** begin Provided information **

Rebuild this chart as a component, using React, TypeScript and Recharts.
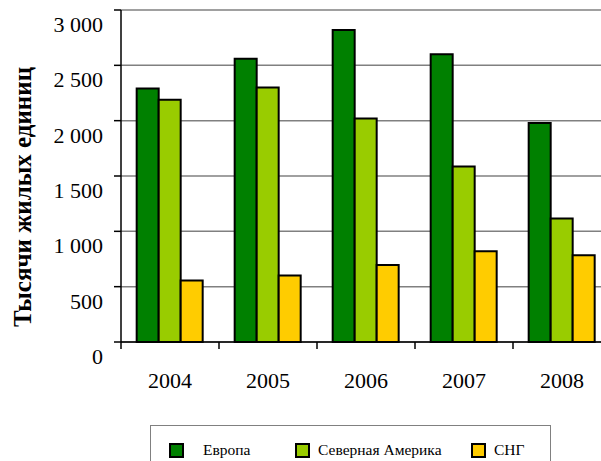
import { BarChart, Bar, XAxis, YAxis, CartesianGrid } from "recharts";

const years = ["2004", "2005", "2006", "2007", "2008"];
const europe = [2290, 2560, 2820, 2600, 1980];
const northAmerica = [2190, 2300, 2020, 1585, 1115];
const cis = [555, 600, 695, 820, 785];
const yTicks = [0, 500, 1000, 1500, 2000, 2500, 3000];

const series = [
  { key: "europe", name: "Европа", color: "#008000" },
  { key: "northAmerica", name: "Северная Америка", color: "#99CC00" },
  { key: "cis", name: "СНГ", color: "#FFCC00" },
];

const data = years.map((year, i) => ({
  year,
  europe: europe[i],
  northAmerica: northAmerica[i],
  cis: cis[i],
}));

const FONT = "Liberation Serif";

const fmt = (v: number) => String(v).replace(/\B(?=(\d{3})+(?!\d))/g, " ");

function YTick({ x, y, payload }: any) {
  return (
    <text x={x} y={y + 22} textAnchor="end" fontSize={22} fontFamily={FONT} fill="#000">
      {fmt(payload.value)}
    </text>
  );
}

// year label plus a short tick on the left edge of each category
function XTick({ x, y, payload, width, visibleTicksCount }: any) {
  const half = payload.offset || width / visibleTicksCount / 2;
  return (
    <g>
      <line x1={x - half} x2={x - half} y1={y - 7} y2={y} stroke="#000" strokeWidth={1.5} />
      <text x={x} y={y + 39} textAnchor="middle" fontSize={22} fontFamily={FONT} fill="#000">
        {payload.value}
      </text>
    </g>
  );
}

function AxisTitle({ viewBox }: any) {
  const cx = viewBox.x + 22;
  const cy = viewBox.y + viewBox.height / 2 + 21;
  return (
    <text
      x={cx}
      y={cy}
      transform={`rotate(-90, ${cx}, ${cy})`}
      textAnchor="middle"
      dominantBaseline="central"
      fontSize={25}
      fontWeight="bold"
      fontFamily={FONT}
      fill="#000"
    >
      Тысячи жилых единиц
    </text>
  );
}

export default function App() {
  return (
    <div
      style={{
        position: "absolute",
        left: 0,
        top: 0,
        width: 601,
        height: 461,
        overflow: "hidden",
        background: "#fff",
        fontFamily: FONT,
      }}
    >
      <BarChart
        width={620}
        height={461}
        data={data}
        margin={{ top: 10, right: 9, left: 0, bottom: 0 }}
        barCategoryGap="16%"
        barGap={0}
      >
        <CartesianGrid vertical={false} stroke="#808080" strokeWidth={1.5} />
        <XAxis
          dataKey="year"
          height={119}
          tickLine={false}
          tickSize={0}
          tickMargin={7}
          axisLine={{ stroke: "#000", strokeWidth: 1.5 }}
          tick={<XTick />}
          interval={0}
        />
        <YAxis
          width={121}
          domain={[0, 3000]}
          ticks={yTicks}
          tickSize={7}
          tickMargin={11}
          tickLine={{ stroke: "#000", strokeWidth: 1.5 }}
          axisLine={{ stroke: "#000", strokeWidth: 1.5 }}
          tick={<YTick />}
          label={{ content: (p: any) => <AxisTitle {...p} /> }}
        />
        {series.map((s) => (
          <Bar
            key={s.key}
            dataKey={s.key}
            name={s.name}
            fill={s.color}
            stroke="#000"
            strokeWidth={2}
            isAnimationActive={false}
          />
        ))}
      </BarChart>
      <div
        style={{
          position: "absolute",
          left: 150,
          top: 425,
          width: 399,
          height: 50,
          border: "1.5px solid #808080",
          fontSize: 15.5,
        }}
      >
        {series.map((s, i) => (
          <div
            key={s.key}
            style={{
              position: "absolute",
              top: 15,
              left: [18, 144, 320][i],
              display: "flex",
              alignItems: "center",
            }}
          >
            <span
              style={{
                display: "inline-block",
                width: 11,
                height: 11,
                background: s.color,
                border: "2px solid #000",
                marginRight: [19, 8, 8][i],
              }}
            />
            <span>{s.name}</span>
          </div>
        ))}
      </div>
    </div>
  );
}
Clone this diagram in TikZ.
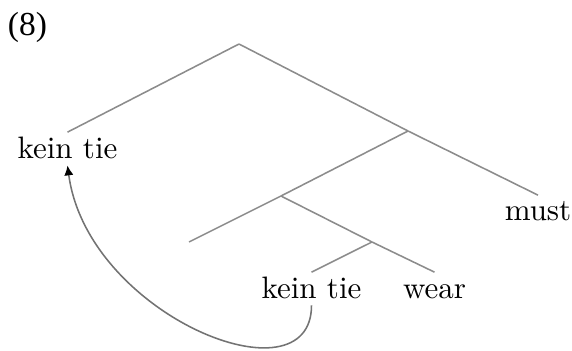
\documentclass[tikz,border=0pt]{standalone}
\usepackage{fontspec}
\newfontfamily\numfont{Liberation Serif}
\usetikzlibrary{arrows.meta}
\begin{document}
\begin{tikzpicture}[x=0.3226pt,y=-0.3226pt,
  branch/.style={draw=black!45,line width=0.5pt},
  leaf/.style={anchor=base,inner xsep=0pt,inner ysep=1.2pt,text height=6.94pt,text depth=1pt,font=\fontsize{10}{12}\selectfont},
  move/.style={draw=black!55,line width=0.5pt,-{Latex[length=3.2pt,width=3pt,color=black]}}]
\useasboundingbox (0,0) rectangle (572,351);
\node[font=\numfont\fontsize{10.8}{13}\selectfont,inner sep=0pt] (num) at (27.5,27.5) {(8)};
% internal points
\coordinate (R) at (239,44);
\coordinate (X) at (408,131);
\coordinate (Y) at (281,196);
\coordinate (Z) at (372,242);
\coordinate (E) at (189,242);
% leaves
\node[leaf] (k1) at (67.5,158) {kein tie};
\node[leaf] (must) at (538,221) {must};
\node[leaf] (k2) at (311.5,298) {kein tie};
\node[leaf] (wear) at (434.5,298) {wear};
% branches
\draw[branch] (R) -- (k1.north);
\draw[branch] (R) -- (X) -- (must.north);
\draw[branch] (X) -- (Y) -- (E);
\draw[branch] (Y) -- (Z) -- (wear.north);
\draw[branch] (Z) -- (k2.north);
% movement arrow
\draw[move] (k2.south) .. controls +(0,100) and +(20,150) .. (k1.south);
\end{tikzpicture}
\end{document}
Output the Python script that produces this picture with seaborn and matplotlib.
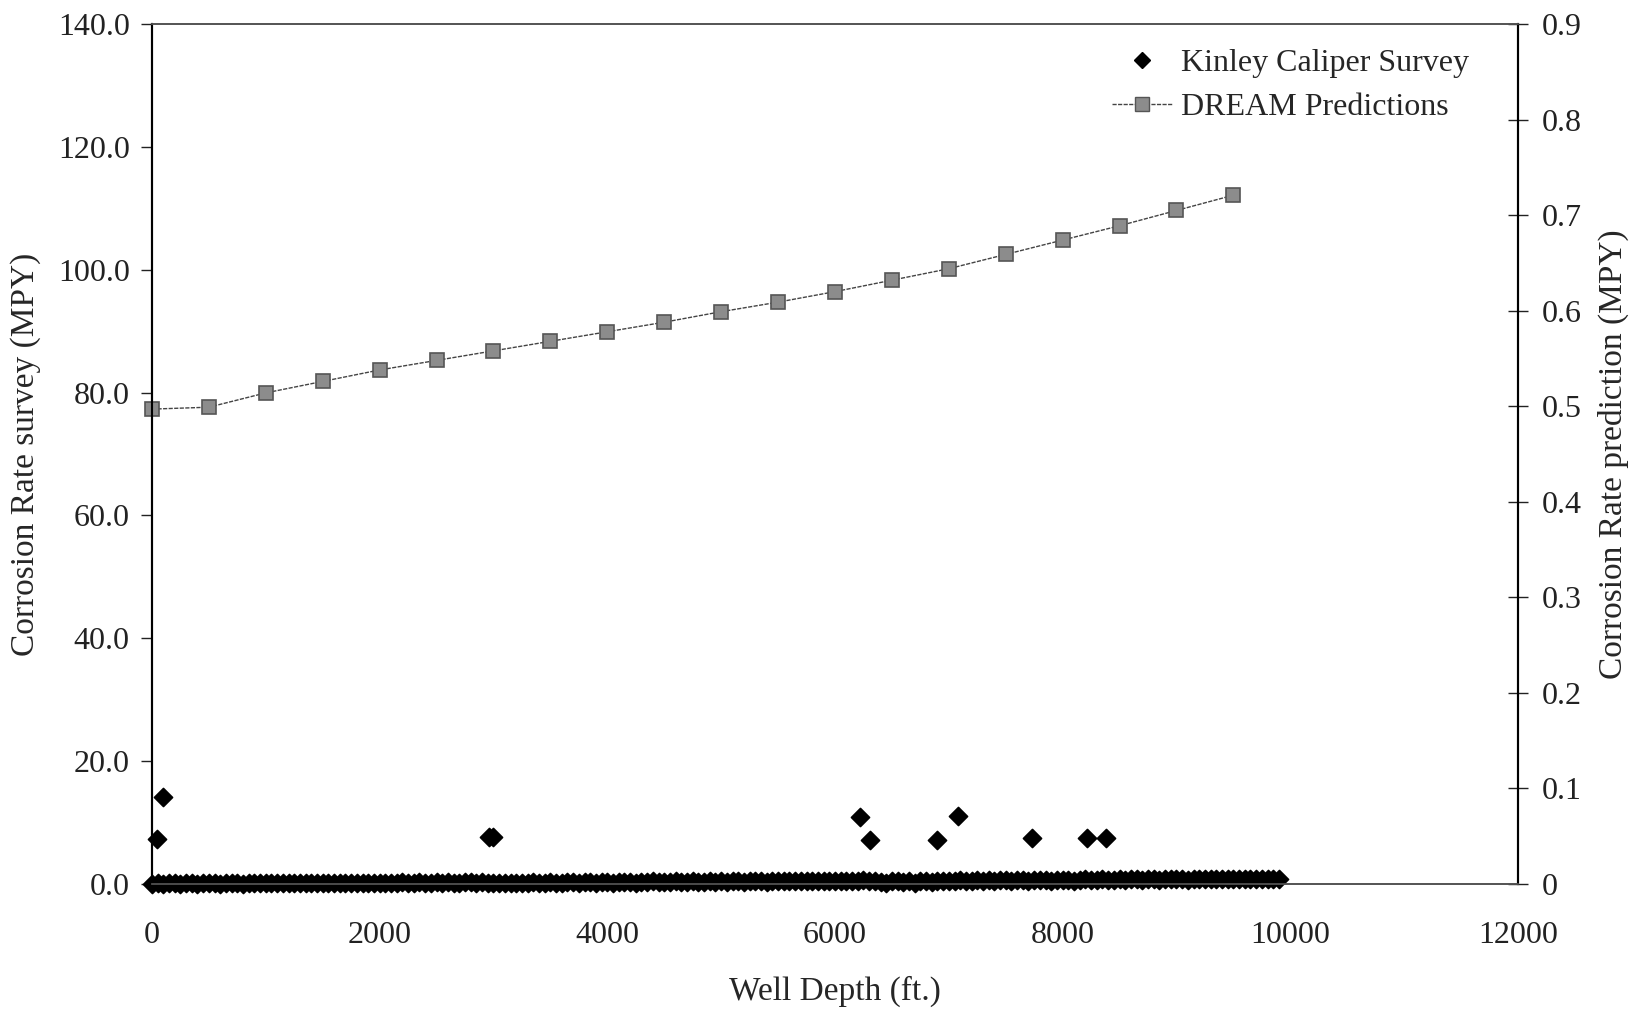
import numpy as np
import pandas as pd
import matplotlib
matplotlib.use("Agg")
import matplotlib.pyplot as plt
import seaborn as sns
from matplotlib.lines import Line2D

# Kinley caliper survey - dense band of readings every 50 ft
band_depth = np.arange(0, 9950, 50)
band_rate = [
    0.0, 0.1, 0.0, 0.2, 0.1, 0.0, 0.1, 0.1, 0.0, 0.2, 0.1, 0.1, 0.0, 0.1, 0.2, 0.1, 0.0, 0.1, 0.1, 0.2,
    0.1, 0.2, 0.1, 0.1, 0.2, 0.1, 0.1, 0.2, 0.2, 0.1, 0.2, 0.1, 0.2, 0.2, 0.1, 0.2, 0.2, 0.1, 0.2, 0.2,
    0.2, 0.1, 0.2, 0.2, 0.3, 0.2, 0.2, 0.3, 0.2, 0.2, 0.3, 0.2, 0.3, 0.2, 0.2, 0.3, 0.3, 0.2, 0.3, 0.2,
    0.1, 0.2, 0.2, 0.1, 0.2, 0.2, 0.2, 0.3, 0.2, 0.2, 0.3, 0.2, 0.2, 0.3, 0.3, 0.2, 0.3, 0.3, 0.2, 0.3,
    0.3, 0.2, 0.3, 0.3, 0.3, 0.2, 0.3, 0.3, 0.4, 0.3, 0.3, 0.3, 0.4, 0.3, 0.3, 0.4, 0.3, 0.3, 0.4, 0.3,
    0.4, 0.3, 0.4, 0.4, 0.3, 0.4, 0.4, 0.4, 0.3, 0.4, 0.4, 0.4, 0.5, 0.4, 0.4, 0.4, 0.5, 0.4, 0.4, 0.5,
    0.4, 0.5, 0.4, 0.5, 0.5, 0.6, 0.4, 0.5, 0.3, 0.2, 0.5, 0.4, 0.3, 0.5, 0.2, 0.4, 0.5, 0.3, 0.5, 0.4,
    0.5, 0.5, 0.6, 0.5, 0.5, 0.6, 0.5, 0.6, 0.5, 0.6, 0.6, 0.5, 0.6, 0.6, 0.5, 0.6, 0.6, 0.6, 0.5, 0.6,
    0.6, 0.6, 0.5, 0.6, 0.7, 0.6, 0.6, 0.7, 0.6, 0.6, 0.7, 0.6, 0.7, 0.7, 0.6, 0.7, 0.7, 0.6, 0.7, 0.7,
    0.7, 0.7, 0.6, 0.7, 0.7, 0.8, 0.7, 0.7, 0.8, 0.7, 0.7, 0.8, 0.7, 0.8, 0.8, 0.7, 0.8, 0.8, 0.8,
]
# isolated higher readings
peak_depth = [40, 100, 2960, 3000, 6220, 6310, 6900, 7080, 7730, 8210, 8380]
peak_rate = [7.3, 14.1, 7.6, 7.6, 10.8, 7.2, 7.2, 11.0, 7.5, 7.4, 7.4]

# DREAM predictions (right axis)
dream_depth = [0, 500, 1000, 1500, 2000, 2500, 3000, 3500, 4000, 4500,
               5000, 5500, 6000, 6500, 7000, 7500, 8000, 8500, 9000, 9500]
dream_rate = [0.497, 0.499, 0.514, 0.526, 0.538, 0.548, 0.558, 0.568, 0.578, 0.588,
              0.599, 0.609, 0.620, 0.632, 0.644, 0.659, 0.674, 0.689, 0.705, 0.721]

survey = pd.DataFrame({"depth": list(band_depth) + peak_depth,
                       "rate": band_rate + peak_rate})
dream = pd.DataFrame({"depth": dream_depth, "rate": dream_rate})

sns.set_theme(style="white")
plt.rcParams["font.family"] = ["Liberation Serif", "DejaVu Serif"]
fs_tick = 23
fs_label = 24

fig, ax = plt.subplots(figsize=(16.34, 10.10), dpi=100)
fig.subplots_adjust(left=0.093, right=0.929, top=0.976, bottom=0.125)

sns.scatterplot(data=survey, x="depth", y="rate", marker="D", s=85, color="black",
                edgecolor="black", linewidth=1.2, ax=ax, legend=False, clip_on=False, zorder=3)
ax.set_xlim(0, 12000)
ax.set_ylim(0, 140)
ax.set_xticks(range(0, 12001, 2000))
ax.set_xticklabels([str(v) for v in range(0, 12001, 2000)])
ax.set_yticks(range(0, 141, 20))
ax.set_yticklabels([f"{v:.1f}" for v in range(0, 141, 20)])
ax.set_xlabel("Well Depth (ft.)", fontsize=fs_label, labelpad=18)
ax.set_ylabel("Corrosion Rate survey (MPY)", fontsize=fs_label, labelpad=12)
ax.tick_params(axis="x", direction="out", length=5, width=1, pad=22, labelsize=fs_tick, colors="#222")
ax.tick_params(axis="y", direction="out", length=8, width=1, pad=8, labelsize=fs_tick, colors="#222")

ax2 = ax.twinx()
sns.lineplot(data=dream, x="depth", y="rate", ax=ax2, color="#444444", linewidth=1,
             linestyle=(0, (3, 1)), marker="s", markersize=9.5, markerfacecolor="#8c8c8c",
             markeredgecolor="#555555", markeredgewidth=1.2, legend=False, clip_on=False)
ax2.set_ylim(0, 0.9)
ax2.set_yticks(np.arange(0, 0.91, 0.1))
ax2.set_yticklabels(["0"] + [f"{v:.1f}" for v in np.arange(0.1, 0.91, 0.1)])
ax2.set_ylabel("Corrosion Rate prediction (MPY)", fontsize=fs_label, labelpad=12)
ax2.tick_params(axis="y", direction="inout", length=14, width=1, pad=10, labelsize=fs_tick, colors="#222")

for a in (ax, ax2):
    a.spines["left"].set_color("black")
    a.spines["right"].set_color("black")
    a.spines["left"].set_linewidth(1.5)
    a.spines["right"].set_linewidth(1.5)
    a.spines["top"].set_color("#555555")
    a.spines["top"].set_linestyle((0, (2, 1)))
    a.spines["bottom"].set_color("#555555")
    a.spines["bottom"].set_linestyle((0, (2, 1)))

handles = [
    Line2D([], [], marker="D", color="black", linestyle="none", markersize=8),
    Line2D([], [], marker="s", color="#444444", linestyle=(0, (3, 1)), linewidth=1,
           markersize=9.5, markerfacecolor="#8c8c8c", markeredgecolor="#555555"),
]
ax2.legend(handles, ["Kinley Caliper Survey", "DREAM Predictions"], loc="upper right",
           bbox_to_anchor=(0.985, 1.005), frameon=False, fontsize=fs_tick,
           handlelength=1.9, handletextpad=0.25, labelspacing=0.45)

fig.savefig("out.png", dpi=100)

** end Provided information **

Exercise aim: Tell how many lines in the records above contain "matplotlib", giving the number and no other words.

Response: 5